The kitchen pulls back with a main course of halibut. The fish is very, very crisp on top, not at all dry inside, and served over a deeply buttery vegetable ragout. Also wonderful is a dish of hand-made tagliatelle with sweet, tender pieces of lobster and craggy chunks of beautifully cooked, deeply flavored short rib. Zucchini and pecorino complete the dish. There is a $19 burger, the patty made from short rib and dry-aged rib eye. It’s a fine effort, if not quite worth its price tag.
“You pay 30 percent more for the ambience,’’ stage whispers the man at the next table.

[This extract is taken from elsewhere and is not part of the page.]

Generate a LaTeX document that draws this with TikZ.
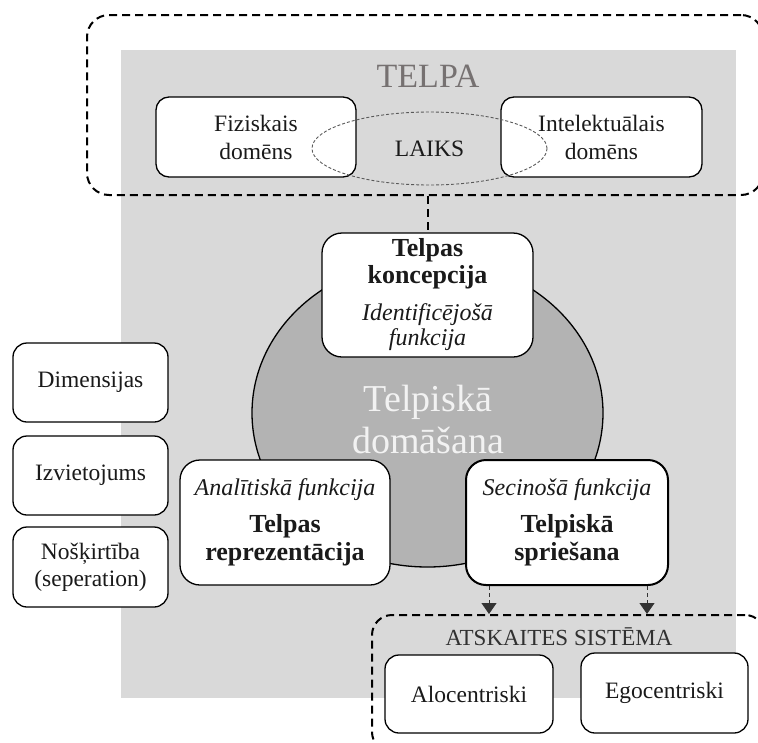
\documentclass[tikz,border=0pt]{standalone}
\usepackage{fontspec}
\setmainfont{Liberation Serif}
\usetikzlibrary{shapes.geometric,arrows.meta}
\definecolor{bggray}{HTML}{D9D9D9}
\definecolor{circgray}{HTML}{B3B3B3}
\definecolor{telpacol}{HTML}{767171}
\definecolor{domcol}{HTML}{F2F2F2}
\definecolor{txtcol}{HTML}{1A1A1A}
\newcommand\dBold{\fontsize{26}{27}\selectfont\bfseries}
\newcommand\dItal{\fontsize{24}{27}\selectfont\itshape}
\tikzset{
  rbox/.style={draw=black, fill=white, line width=1.3pt, rounded corners=#1,
    inner sep=0pt, align=center, text=txtcol, font=\fontsize{23.5}{28}\selectfont},
  rbox/.default=14pt,
  thickdash/.style={draw=black, line width=2pt, dash pattern=on 8pt off 5pt},
  frame/.style={thickdash, rounded corners=22pt, inner sep=0pt},
  thindash/.style={draw=black!80, line width=0.9pt, dash pattern=on 4pt off 3pt},
  arr/.style={thindash, -{Triangle[width=15pt,length=11pt]}},
}
\begin{document}
\begin{tikzpicture}[x=1pt,y=-1pt]
\useasboundingbox (0,0) rectangle (758,742);
% background
\node[fill=bggray, inner sep=0pt, minimum width=615pt, minimum height=648pt] (bg) at (428.5,374) {};
% top frame
\node[frame, minimum width=676pt, minimum height=180pt] (topframe) at (425,105) {};
\node[text=telpacol, font=\fontsize{34}{36}\selectfont, inner sep=0pt] (telpa) at (428,76) {TELPA};
\node[rbox=13pt, minimum width=200pt, minimum height=80pt] (fiz) at (256,137) {Fiziskais\\domēns};
\node[rbox=13pt, minimum width=201pt, minimum height=80pt] (intel) at (601.5,137) {Intelektuālais\\domēns};
\node[ellipse, draw=black!65, line width=0.9pt, dash pattern=on 3pt off 2pt, inner sep=0pt,
  minimum width=235pt, minimum height=73pt, text=txtcol, font=\fontsize{23.5}{28}\selectfont] (laiks) at (429.5,148.5) {LAIKS};
% central ellipse
\node[ellipse, draw=black, fill=circgray, line width=1.3pt, inner sep=0pt,
  minimum width=351pt, minimum height=308pt] (dom) at (427.5,413) {};
\node[text=domcol, align=center, inner sep=0pt, font=\fontsize{38}{42}\selectfont] (domtxt) at (428,419) {Telpiskā\\domāšana};
% function boxes
\node[rbox=20pt, minimum width=211pt, minimum height=124pt, font=\fontsize{24}{27}\selectfont] (konc) at (427.5,295)
  {{\dBold Telpas}\\{\dBold koncepcija}\\[10pt]{\dItal Identificējošā}\\[-2pt]{\dItal funkcija}};
\node[rbox=20pt, minimum width=210pt, minimum height=125pt, font=\fontsize{24}{28}\selectfont] (repr) at (285,522.5)
  {{\dItal Analītiskā funkcija}\\[9pt]{\dBold Telpas}\\{\dBold reprezentācija}};
\node[rbox=20pt, line width=2pt, minimum width=202pt, minimum height=125pt, font=\fontsize{24}{28}\selectfont] (sprie) at (567,522.5)
  {{\dItal Secinošā funkcija}\\[9pt]{\dBold Telpiskā}\\{\dBold spriešana}};
% left boxes
\node[rbox=14pt, minimum width=155pt, minimum height=79pt] (dim) at (90.5,382.5) {Dimensijas};
\node[rbox=14pt, minimum width=155pt, minimum height=79pt] (izv) at (90.5,475.5) {Izvietojums};
\node[rbox=14pt, minimum width=155pt, minimum height=80pt, font=\fontsize{23.5}{27}\selectfont] (nos) at (90.5,567) {Nošķirtība\\(seperation)};
% bottom frame
\node[frame, rounded corners=20pt, minimum width=393pt, minimum height=137pt] (bframe) at (568.5,683.5) {};
\node[text=txtcol!90, inner sep=0pt, font=\fontsize{23}{26}\selectfont] (atsk) at (559,636.5) {ATSKAITES SISTĒMA};
\node[rbox=14pt, minimum width=168pt, minimum height=78pt] (alo) at (469,694) {Alocentriski};
\node[rbox=14pt, minimum width=167pt, minimum height=80pt] (ego) at (664.5,693) {Egocentriski};
% connectors
\draw[thickdash] (konc.north |- topframe.south) -- (konc.north);
\coordinate (a1) at ([xshift=24pt]sprie.south west);
\coordinate (a2) at ([xshift=-22pt]sprie.south east);
\draw[arr] (a1) -- (a1 |- bframe.north);
\draw[arr] (a2) -- (a2 |- bframe.north);
\end{tikzpicture}
\end{document}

His dining companion recommends the gratin, frowns at her salmon, and eagerly shows off a baby gift she has just purchased: a tiny chef’s outfit. Oak Long Bar + Kitchen plays host to quite a cast of characters. A guy in a sleazy suit and black-and-white checked cap prowls by the bar. Well-heeled frosty blondes with name badges share post-conference cocktails. Chef Barbara Lynch sits at a tall bar table with a group of friends. Servers range from terrific to hilariously, quirkily terrible. There are pickup artists and tourists and post-work locals. It’s not the Oak Room, but it is awfully lively. And busy. On a weeknight, reservations are still a good idea.
Just don’t come here to relive the past. The Oak Room’s classic chateaubriand for two is gone. The consolation prize is a “bone out” rib eye, a 16-ounce steak slicked in Roquefort butter, served with a Flintstone bone of marrow. With it, one wants a martini. The menu suggests vodka, not gin. Garnishes veer from tradition — pickled tomatoes, spicy green beans, blue cheese-stuffed olives. But the drink still comes with the extra in a carafe, set in a little silver bucket ice cold to the touch. It creates a shiver of anticipation.
Then the first sip. How can this be? The martini in the glass is barely chilled, just a few degrees below room temperature.
A moment of silence. Then time moves on.